--- START ---

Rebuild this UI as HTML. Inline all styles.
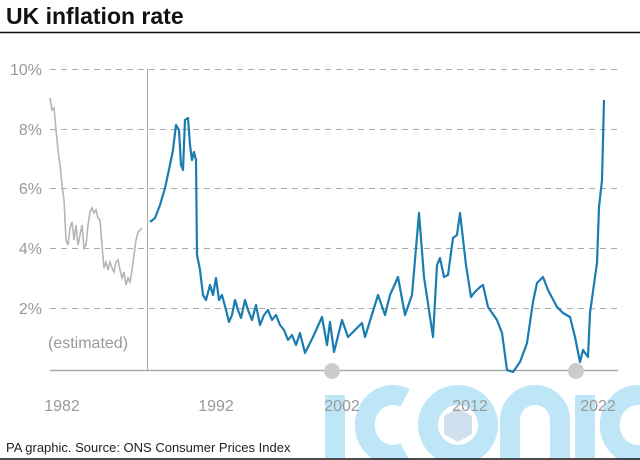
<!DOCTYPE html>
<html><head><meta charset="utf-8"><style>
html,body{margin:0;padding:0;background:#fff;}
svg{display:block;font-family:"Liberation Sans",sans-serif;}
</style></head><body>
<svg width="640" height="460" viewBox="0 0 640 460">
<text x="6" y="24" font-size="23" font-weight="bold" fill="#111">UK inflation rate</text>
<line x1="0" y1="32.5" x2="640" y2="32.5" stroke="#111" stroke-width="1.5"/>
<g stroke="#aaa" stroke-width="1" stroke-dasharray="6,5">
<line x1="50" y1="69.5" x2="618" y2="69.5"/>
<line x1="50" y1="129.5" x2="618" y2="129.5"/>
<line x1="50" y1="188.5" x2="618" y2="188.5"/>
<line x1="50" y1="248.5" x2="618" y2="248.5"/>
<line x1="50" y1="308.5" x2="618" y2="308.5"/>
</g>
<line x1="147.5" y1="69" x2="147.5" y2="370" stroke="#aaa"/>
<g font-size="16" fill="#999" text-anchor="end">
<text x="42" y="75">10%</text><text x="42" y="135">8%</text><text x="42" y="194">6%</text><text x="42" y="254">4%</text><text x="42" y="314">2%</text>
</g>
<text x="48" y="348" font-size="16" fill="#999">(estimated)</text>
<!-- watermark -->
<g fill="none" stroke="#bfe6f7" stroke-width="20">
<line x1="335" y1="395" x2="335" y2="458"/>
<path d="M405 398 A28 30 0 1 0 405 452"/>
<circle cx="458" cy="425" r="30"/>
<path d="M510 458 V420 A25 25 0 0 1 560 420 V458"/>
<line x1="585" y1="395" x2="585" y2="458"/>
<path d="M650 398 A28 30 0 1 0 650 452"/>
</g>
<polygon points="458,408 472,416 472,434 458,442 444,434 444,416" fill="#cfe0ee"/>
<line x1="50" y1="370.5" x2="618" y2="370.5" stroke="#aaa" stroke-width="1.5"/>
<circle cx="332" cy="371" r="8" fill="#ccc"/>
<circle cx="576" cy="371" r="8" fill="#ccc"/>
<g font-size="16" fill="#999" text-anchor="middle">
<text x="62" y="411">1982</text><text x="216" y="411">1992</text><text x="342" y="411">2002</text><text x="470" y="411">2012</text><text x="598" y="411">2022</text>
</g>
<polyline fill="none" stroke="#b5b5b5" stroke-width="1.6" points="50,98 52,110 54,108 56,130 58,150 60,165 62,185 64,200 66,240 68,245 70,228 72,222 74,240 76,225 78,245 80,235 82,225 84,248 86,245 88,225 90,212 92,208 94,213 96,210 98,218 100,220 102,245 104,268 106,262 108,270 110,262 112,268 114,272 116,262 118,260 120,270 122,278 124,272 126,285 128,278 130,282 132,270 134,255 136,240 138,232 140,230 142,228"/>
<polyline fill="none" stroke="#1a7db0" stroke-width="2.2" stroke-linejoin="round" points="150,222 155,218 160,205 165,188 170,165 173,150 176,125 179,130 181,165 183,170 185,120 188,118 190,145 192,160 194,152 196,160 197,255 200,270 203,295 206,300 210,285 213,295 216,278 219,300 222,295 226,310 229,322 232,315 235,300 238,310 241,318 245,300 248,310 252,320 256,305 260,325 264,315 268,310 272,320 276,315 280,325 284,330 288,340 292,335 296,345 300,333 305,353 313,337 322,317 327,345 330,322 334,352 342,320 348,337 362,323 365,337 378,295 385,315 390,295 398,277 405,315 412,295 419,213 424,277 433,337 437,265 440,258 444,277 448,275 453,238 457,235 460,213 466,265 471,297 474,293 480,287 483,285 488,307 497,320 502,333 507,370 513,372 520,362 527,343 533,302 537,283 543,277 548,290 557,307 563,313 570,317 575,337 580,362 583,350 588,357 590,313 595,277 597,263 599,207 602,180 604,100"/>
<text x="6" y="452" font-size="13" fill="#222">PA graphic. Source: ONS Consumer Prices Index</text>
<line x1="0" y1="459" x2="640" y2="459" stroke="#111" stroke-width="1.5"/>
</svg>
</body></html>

--- END ---

→ Task instructions
Copy the material above in full and exactly, skipping pictures.

→ Exercise result
Rebuild this UI as HTML. Inline all styles.
<!DOCTYPE html>
<html><head><meta charset="utf-8"><style>
html,body{margin:0;padding:0;background:#fff;}
svg{display:block;font-family:"Liberation Sans",sans-serif;}
</style></head><body>
<svg width="640" height="460" viewBox="0 0 640 460">
<text x="6" y="24" font-size="23" font-weight="bold" fill="#111">UK inflation rate</text>
<line x1="0" y1="32.5" x2="640" y2="32.5" stroke="#111" stroke-width="1.5"/>
<g stroke="#aaa" stroke-width="1" stroke-dasharray="6,5">
<line x1="50" y1="69.5" x2="618" y2="69.5"/>
<line x1="50" y1="129.5" x2="618" y2="129.5"/>
<line x1="50" y1="188.5" x2="618" y2="188.5"/>
<line x1="50" y1="248.5" x2="618" y2="248.5"/>
<line x1="50" y1="308.5" x2="618" y2="308.5"/>
</g>
<line x1="147.5" y1="69" x2="147.5" y2="370" stroke="#aaa"/>
<g font-size="16" fill="#999" text-anchor="end">
<text x="42" y="75">10%</text><text x="42" y="135">8%</text><text x="42" y="194">6%</text><text x="42" y="254">4%</text><text x="42" y="314">2%</text>
</g>
<text x="48" y="348" font-size="16" fill="#999">(estimated)</text>
<!-- watermark -->
<g fill="none" stroke="#bfe6f7" stroke-width="20">
<line x1="335" y1="395" x2="335" y2="458"/>
<path d="M405 398 A28 30 0 1 0 405 452"/>
<circle cx="458" cy="425" r="30"/>
<path d="M510 458 V420 A25 25 0 0 1 560 420 V458"/>
<line x1="585" y1="395" x2="585" y2="458"/>
<path d="M650 398 A28 30 0 1 0 650 452"/>
</g>
<polygon points="458,408 472,416 472,434 458,442 444,434 444,416" fill="#cfe0ee"/>
<line x1="50" y1="370.5" x2="618" y2="370.5" stroke="#aaa" stroke-width="1.5"/>
<circle cx="332" cy="371" r="8" fill="#ccc"/>
<circle cx="576" cy="371" r="8" fill="#ccc"/>
<g font-size="16" fill="#999" text-anchor="middle">
<text x="62" y="411">1982</text><text x="216" y="411">1992</text><text x="342" y="411">2002</text><text x="470" y="411">2012</text><text x="598" y="411">2022</text>
</g>
<polyline fill="none" stroke="#b5b5b5" stroke-width="1.6" points="50,98 52,110 54,108 56,130 58,150 60,165 62,185 64,200 66,240 68,245 70,228 72,222 74,240 76,225 78,245 80,235 82,225 84,248 86,245 88,225 90,212 92,208 94,213 96,210 98,218 100,220 102,245 104,268 106,262 108,270 110,262 112,268 114,272 116,262 118,260 120,270 122,278 124,272 126,285 128,278 130,282 132,270 134,255 136,240 138,232 140,230 142,228"/>
<polyline fill="none" stroke="#1a7db0" stroke-width="2.2" stroke-linejoin="round" points="150,222 155,218 160,205 165,188 170,165 173,150 176,125 179,130 181,165 183,170 185,120 188,118 190,145 192,160 194,152 196,160 197,255 200,270 203,295 206,300 210,285 213,295 216,278 219,300 222,295 226,310 229,322 232,315 235,300 238,310 241,318 245,300 248,310 252,320 256,305 260,325 264,315 268,310 272,320 276,315 280,325 284,330 288,340 292,335 296,345 300,333 305,353 313,337 322,317 327,345 330,322 334,352 342,320 348,337 362,323 365,337 378,295 385,315 390,295 398,277 405,315 412,295 419,213 424,277 433,337 437,265 440,258 444,277 448,275 453,238 457,235 460,213 466,265 471,297 474,293 480,287 483,285 488,307 497,320 502,333 507,370 513,372 520,362 527,343 533,302 537,283 543,277 548,290 557,307 563,313 570,317 575,337 580,362 583,350 588,357 590,313 595,277 597,263 599,207 602,180 604,100"/>
<text x="6" y="452" font-size="13" fill="#222">PA graphic. Source: ONS Consumer Prices Index</text>
<line x1="0" y1="459" x2="640" y2="459" stroke="#111" stroke-width="1.5"/>
</svg>
</body></html>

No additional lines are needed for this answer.